Now for the H's inconsistent behavior. He writes a book (and hopes to gain substantial money from it - unlikely in itself) but he writes all his contemporary ton society members into it with minimal name changes, salacious gossip bits, openly described crude male talk in clubs or the lustful explicit thoughts of his character - and expect no one will call him out for slander? Or for writing scandalous material unfit for ladies? But the most improbable thing of all: does he not know that his heroine is modeled on the young lady he is reading the book with, and he desribes himself hving sexual fantasies about her, as well as her having sexual thoughts about him - for all society to see and for the lady to discover it sitting next to him?
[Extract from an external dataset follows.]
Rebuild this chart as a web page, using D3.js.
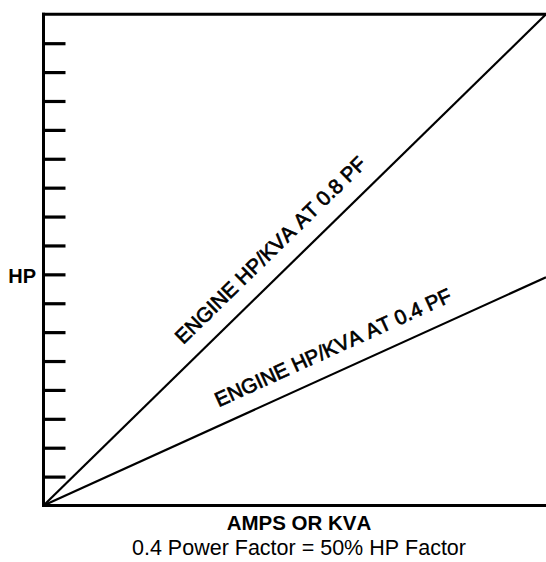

He is constantly suprised to see what he had written...
After that the sheer impossibility of a sex scene where they fall innocently asleep next to each other reading, then half awake, they start fondling each other until the h (an inexperienced sheltered virgin) makes the H spend himself inside his clothes, but she does not realize what happened, and he does not feel the least bit uncomfortable with the consequences when he walks out- while the butler snores in a chair a few feet from them? Oh no thanks. I had enough. I'm glad it was free or I'd be returning ot for refund.
And the book is peppered with names of aristocratic couples presumably from the author's previous books who we know nothing about and seem to play no further role than being mentioned as having their happily-ever-afters. This was subtitled to be Book 1 of a series!